Until now, it was understood that armed guards on merchant ships was a grey area, and companies allowing it were risking lawsuits from their victims (even if they were armed pirates) and anyone caught in the crossfire. Some countries flatly forbid ships flying their flag from employing armed guards. This has caused some shipping companies to shift the registration of ships plying pirate infested waters, or threatening to do so if their current country of registration does not openly allow armed guards. Some nations, like the United States and France, have done this, and gone after any pirates seizing ships flying the French or American flag..
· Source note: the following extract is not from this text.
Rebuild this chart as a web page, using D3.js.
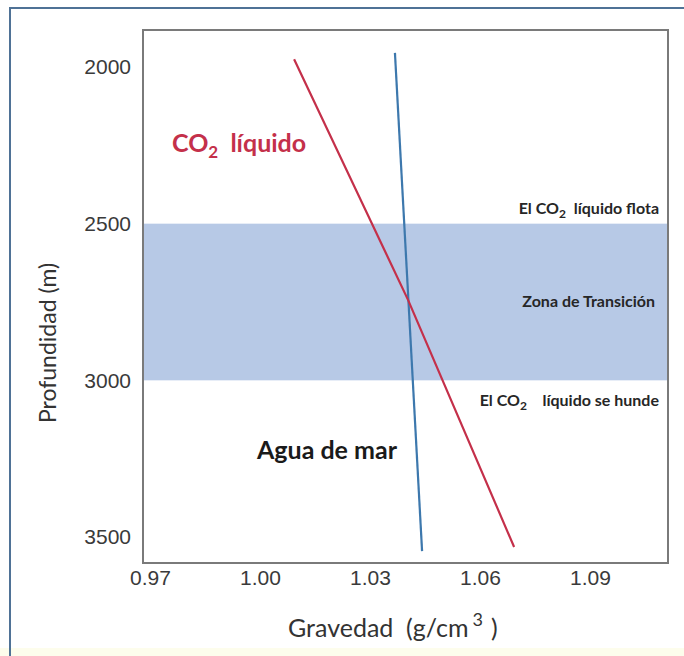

Before the new UN/IMO guidelines, only about ten percent of the ships moving through pirate infested waters carried armed guards. It was noted by all that these were the ships least likely to be taken, and frequently the cause of pirates being shot dead (and not officially reported). With the new guidelines, more ships are believed ready to employ armed guards.

The pirates may respond by threatening to kill hostages, but this would invite what the pirates least want; an invasion of their coastal bases. So the UN move may prove to be one of the most effective anti-piracy actions in years.
Sometimes it takes bureaucrats a long time to see the common sense solutions that ordinary people espy at once.

Here's another suggestion that would improve not only this situation but the efficiency and vigor of economies throughout the Western world: Decertify 80% of the lawyers who specialize in tort law or at least reform the law. Lawsuits and the threat of them are perhaps one of the greatest impediments to our communal well-being and our national economic growth. Reducing the number of people who get rich off of suing others will greatly improve the quality of life of the rest of us.

Think of it as another attempt to thwart piracy.